─── RECORDED INFORMATION
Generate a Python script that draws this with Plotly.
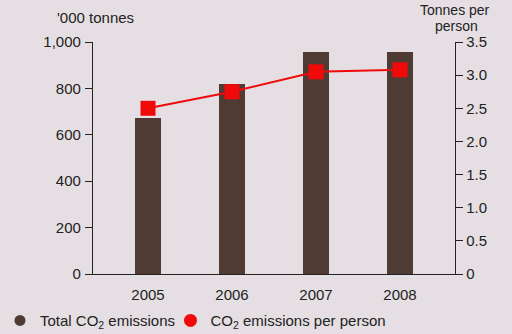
import plotly.graph_objects as go

# Annual CO2 emissions, 2005-2008
years = ["2005", "2006", "2007", "2008"]
total_emissions = [672, 818, 956, 956]          # '000 tonnes
per_person = [2.50, 2.75, 3.05, 3.08]           # tonnes per person

left_ticks = [0, 200, 400, 600, 800, 1000]
left_ticktext = ["0", "200", "400", "600", "800", "1,000"]
right_ticks = [0, 0.5, 1.0, 1.5, 2.0, 2.5, 3.0, 3.5]
right_ticktext = ["0", "0.5", "1.0", "1.5", "2.0", "2.5", "3.0", "3.5"]

BG = "#E5DFE3"
BROWN = "#4F3B34"
RED = "#F00A0A"
INK = "#222222"
FONT = "Liberation Sans, Arial, sans-serif"
FS = 15

fig = go.Figure()

fig.add_trace(go.Bar(
    x=years, y=total_emissions, width=0.32,
    marker=dict(color=BROWN, line=dict(width=0)),
    showlegend=False, yaxis="y",
))
fig.add_trace(go.Scatter(
    x=years, y=per_person, mode="lines+markers",
    line=dict(color=RED, width=2),
    marker=dict(symbol="square", size=15, color=RED),
    showlegend=False, yaxis="y2",
))

# Legend entries drawn as round swatches, one legend box each
fig.add_trace(go.Scatter(
    x=[None], y=[None], mode="markers",
    marker=dict(symbol="circle", size=11, color=BROWN),
    name="Total CO<sub>2</sub> emissions", legend="legend",
))
fig.add_trace(go.Scatter(
    x=[None], y=[None], mode="markers",
    marker=dict(symbol="circle", size=13, color=RED),
    name="CO<sub>2</sub> emissions per person", legend="legend2",
))

axis_line = dict(showline=True, linecolor=INK, linewidth=1.3, mirror=False)
legend_common = dict(
    orientation="h", xref="container", yref="container",
    y=0.04, xanchor="left", yanchor="middle",
    bgcolor="rgba(0,0,0,0)", font=dict(size=FS), itemwidth=30,
)

fig.update_layout(
    width=512, height=334,
    margin=dict(l=93, r=57, t=42, b=60, autoexpand=False),
    paper_bgcolor=BG, plot_bgcolor=BG,
    font=dict(family=FONT, size=FS, color=INK),
    xaxis=dict(
        type="category", range=[-0.655, 3.655],
        showgrid=False, zeroline=False, ticks="",
        ticklabelstandoff=7, **axis_line,
    ),
    yaxis=dict(
        range=[0, 1000], tickvals=left_ticks, ticktext=left_ticktext,
        ticks="outside", ticklen=7, tickwidth=1.3, tickcolor=INK,
        ticklabelstandoff=1,
        showgrid=False, zeroline=False, **axis_line,
    ),
    yaxis2=dict(
        range=[0, 3.5], tickvals=right_ticks, ticktext=right_ticktext,
        overlaying="y", side="right",
        ticks="outside", ticklen=7, tickwidth=1.3, tickcolor=INK,
        showgrid=False, zeroline=False, **axis_line,
    ),
    legend=dict(x=0.0, **legend_common),
    legend2=dict(x=0.333, **legend_common),
    annotations=[
        dict(text="'000 tonnes", xref="paper", yref="paper",
             x=-0.105, y=1.0, yshift=25, xanchor="left", yanchor="middle",
             showarrow=False, font=dict(size=FS)),
        dict(text="Tonnes per", xref="paper", yref="paper",
             x=1.0, y=1.0, yshift=32, xanchor="center", yanchor="middle",
             showarrow=False, font=dict(size=14)),
        dict(text="person", xref="paper", yref="paper",
             x=1.003, y=1.0, yshift=16, xanchor="center", yanchor="middle",
             showarrow=False, font=dict(size=14)),
    ],
    bargap=0,
)

fig.write_html("out.html")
──────
GIVEN INSTRUCTION: Starting with the first line of the data above and ending with the line containing "per_person = [2.50, 2.75, 3.05, 3.08]", please restate every line exactly, leaving images out.

RESULT OF THE TASK:
Generate a Python script that draws this with Plotly.
import plotly.graph_objects as go

# Annual CO2 emissions, 2005-2008
years = ["2005", "2006", "2007", "2008"]
total_emissions = [672, 818, 956, 956]          # '000 tonnes
per_person = [2.50, 2.75, 3.05, 3.08]           # tonnes per person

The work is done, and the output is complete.